L'actualité du livre
Histoire & Sciences socialeset Histoire Générale  

L'Histoire de France vue par les peintres
de Dimitri Casali et Christophe Beyeler
Flammarion 2012 /  35 €- 229.25  ffr. / 320 pages
ISBN : 978-2-08-127981-0
FORMAT : 23,3 cm × 28,1 cm

L'auteur du compte rendu : Archiviste-paléographe, docteur de l'université de Paris I-Sorbonne, conservateur en chef du patrimoine, Thierry Sarmant est responsable des collections de monnaies et médailles du musée Carnavalet après avoir été adjoint au directeur du département des monnaies, médailles et antiques de la Bibliothèque nationale de France. Il a publié, entre autres titres, Les Demeures du Soleil, Louis XIV, Louvois et la surintendance des Bâtiments du roi (2003), Vauban : l'intelligence du territoire (2006, en collaboration), Les Ministres de la Guerre, 1570-1792 : histoire et dictionnaire biographique (2007, dir.).

La guerre des regards

L’expérience avortée de la «Maison de l’histoire de France» a montré que l’écriture du passé national reste un terrain miné. Pour les uns, il n’y a pas d’histoire de France, mais un «roman national» écrit au XIXe siècle, tissé d’anachronismes et de propagande cocardière, qu’il est urgent d’expulser des programmes scolaires. Pour les autres, au contraire, l’histoire de France telle qu’a été mise au point et enseignée sous la IIIe République, histoire chronologique, événementielle et patriotique, demeure un socle irremplaçable et son effacement au profit d’une histoire thématisée et mondialisée est une imposture. Entre ces deux positions extrêmes, il y a toute une gamme de nuances, mais, comme souvent, les tenants des partis les plus tranchés sont les mieux à même de se faire entendre.

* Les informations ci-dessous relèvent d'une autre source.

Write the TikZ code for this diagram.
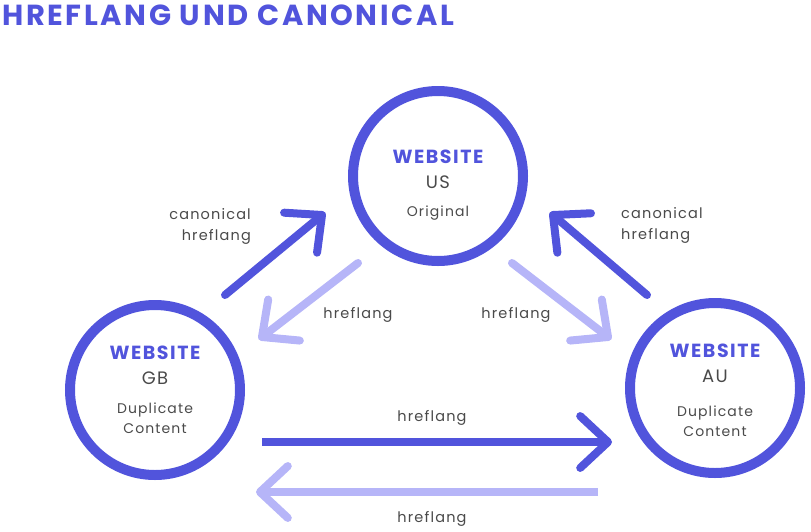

De prime abord, L’Histoire de France vue par les peintres semble appartenir au second camp, celui des nostalgiques des manuels de Lavisse et de Mallet-Isaac. Les auteurs proposent en effet la description et l’analyse d’une centaine de tableaux illustrant cent événements ou personnages célèbres : batailles, sacres, revues militaires, cérémonies, insurrections, portraits individuels ou portraits de groupe. Si la majeure partie du corpus vient des peintres d’histoire du XIXe siècle, on y trouve aussi quelques toiles contemporaines des événements qu’elles décrivent. Le point commun à toutes ces œuvres est d’avoir servi à illustrer les livres d’histoire de jadis, ce qui leur assure une place dans la mémoire collective, quels que soient par ailleurs leurs mérites esthétiques objectifs.

Parmi les grandes peintures du siècle avant-dernier, on retrouvera avec plaisir le Vercingétorix jette ses armes aux pieds de César de Lionel Royer (1899), L’assassinat du duc de Guise de Paul Delaroche (1834), le Richelieu sur la digue de la Rochelle d’Henri Motte (1881) ou la Campagne de France d’Ernest Meissonier (1860-1864). Les toiles peintes au moment ou à peu de distance des événements sont tout aussi célèbres. Telles sont La présentation à Louis XIV des membres de l’Académie des sciences par Testelin, la Marquise de Pompadour par Quentin La Tour, le Louis XVI par Duplessis, la Visite aux pestiférés de Jaffa par Gros, le Sacre de l’empereur Napoléon Ier par David, la Prise de la Smalah d’Abd-el-Kader par Horace Vernet ou la Rue Montorgueil fête du 30 juin 1878 par Claude Monet.

Malgré la convocation de tant de vieilles gloires, ce somptueux panorama n’est ni purement rétrospectif ni exempt d’esprit critique. Les auteurs racontent les événements que les tableaux évoquent, mais ils aident aussi à les décrypter, soulignant les anachronismes, les artifices de composition, les intentions politiques plus ou moins cachées. Ils montrent aussi qu’un même événement peut donner lieu à des iconographies bien différentes qu’oppose une véritable «guerre des regards». À la Mort de Marat de David (1793), ils opposent ainsi l’Assassinat de Marat de Jean-Joseph Weerts (1880), qui magnifie Charlotte Corday, et au Premier consul franchissant les Alpes de David encore (1800), celui, beaucoup moins triomphal de Paul Delaroche (1848).

On voit donc que, même pour les nostalgiques, comme Dimitri Casali se revendique de l’être dans d’autres écrits, retour à la chronologie et à l’histoire événementielle ne signifie pas retour à une histoire au premier degré. Le temps a fait son œuvre et nous sommes loin de l’innocence des premiers instituteurs de la IIIe République. Gageons, en tout cas que le débat n’est pas clos et que nous ne tarderons pas à entendre reparler d’une Maison de l’histoire de France, qu’elle soit de pierre ou, comme ici, de papier.